Monotonicity of g(q) = klBin p q − 2 (p − q)² on (0, p] and [p, 1)

The derivative factor (1 − 2q)² / (q (1 − q)) is nonnegative on (0, 1), so the sign of the derivative of g reduces to sign(q − p). This makes g antitone on (0, p] and monotone on [p, 1). These are the two intervals that the binary Pinsker proof reduces to via case split on p ≤ q vs q ≤ p.

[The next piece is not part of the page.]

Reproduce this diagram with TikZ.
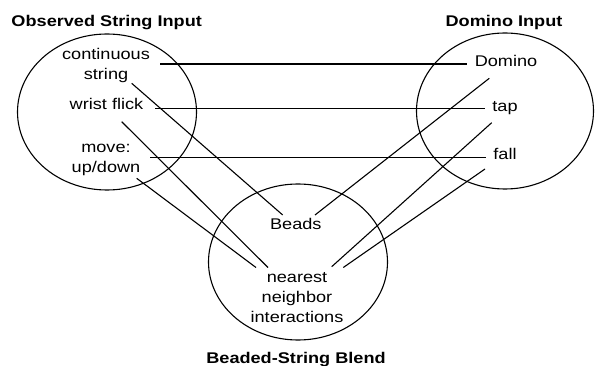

theorem InformationTheory.deriv_factor_nonneg (q : ℝ) (hq₀ : 0 < q) (hq₁ : q < 1) : 0 ≤ (1 - 2 * q) ^ 2 / (q * (1 - q))

The derivative factor (1 − 2q)² / (q (1 − q)) is nonnegative on (0, 1).

theorem InformationTheory.deriv_g_nonneg_of_ge (p q : ℝ) (hpq : p ≤ q) (hq₀ : 0 < q) (hq₁ : q < 1) : 0 ≤ (q - p) * (1 - 2 * q) ^ 2 / (q * (1 - q))

On [p, 1): derivative of g is nonnegative.

theorem InformationTheory.deriv_g_nonpos_of_le (p q : ℝ) (hqp : q ≤ p) (hq₀ : 0 < q) (hq₁ : q < 1) : (q - p) * (1 - 2 * q) ^ 2 / (q * (1 - q)) ≤ 0

On (0, p]: derivative of g is nonpositive.

theorem InformationTheory.monotoneOn_g (p : ℝ) (hp₀ : 0 < p) (hp₁ : p < 1) : MonotoneOn (fun (q : ℝ) => klBin p q - 2 * (p - q) ^ 2) (Set.Ico p 1)

g(q) = klBin p q − 2 (p − q)² is monotone on [p, 1).

theorem InformationTheory.antitoneOn_g (p : ℝ) (hp₀ : 0 < p) (hp₁ : p < 1) : AntitoneOn (fun (q : ℝ) => klBin p q - 2 * (p - q) ^ 2) (Set.Ioc 0 p)

g(q) = klBin p q − 2 (p − q)² is antitone on (0, p].